Monday, December 10, 2018

Never leave the house

If you do, they'll know.
Like many consumers, Ms. Magrin knew that apps could track people’s movements. But as smartphones have become ubiquitous and technology more accurate, an industry of snooping on people’s daily habits has spread and grown more intrusive.

At least 75 companies receive anonymous, precise location data from apps whose users enable location services to get local news and weather or other information, The Times found. Several of those businesses claim to track up to 200 million mobile devices in the United States — about half those in use last year.
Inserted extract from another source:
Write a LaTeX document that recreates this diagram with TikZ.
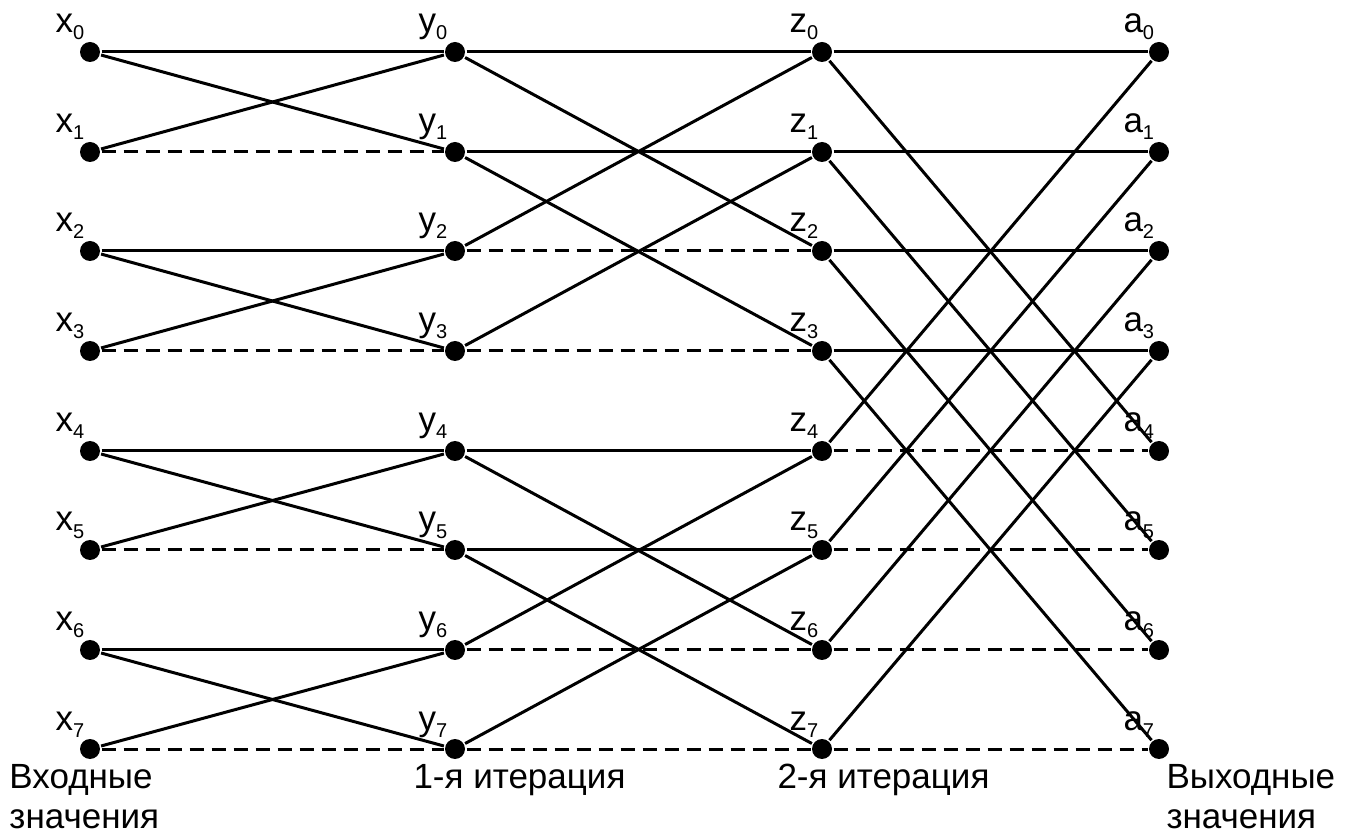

The database reviewed by The Times — a sample of information gathered in 2017 and held by one company — reveals people’s travels in startling detail, accurate to within a few yards and in some cases updated more than 14,000 times a day.

The lady the Times uses as its example at the top of this story really gets around.  If they were looking at me they'd see a billion one mile trips to work and back every day with the occasional detour to Rouses.  I've aged into becoming one of these New Orleans weirdos who never leaves the neighborhood anymore. The algorithm that tracks me can be programmed on an abacus.  Last weekend I crossed Canal Street on the bike and three nearby crime cameras caught on fire.

Sorry about that.  Next time I'll read the terms of service.
Many location companies say that when phone users enable location services, their data is fair game. But, The Times found, the explanations people see when prompted to give permission are often incomplete or misleading. An app may tell users that granting access to their location will help them get traffic information, but not mention that the data will be shared and sold. That disclosure is often buried in a vague privacy policy.
"Misleading explanations." Yeah, mostly what that means is an app is either demanding or strongly implying that you enable location tracking just to get the thing to work at all. Meanwhile there's practically nothing that explicitly limits what companies can do with your data once they've acquired it.  There's just a jungle of internal policies and practices.

The article comes with a guide to disabling your phone's location service although it's not at all clear that's going to solve the problem.  Not when such an action is bound to greatly reduce your device's actual functionality.  And certainly not since there's little anybody can do to disable the city's surveillance camera "canopy." The mayor would have to call that off.  But, according to her, "we've barely begun to scratch the surface," of that that network can do.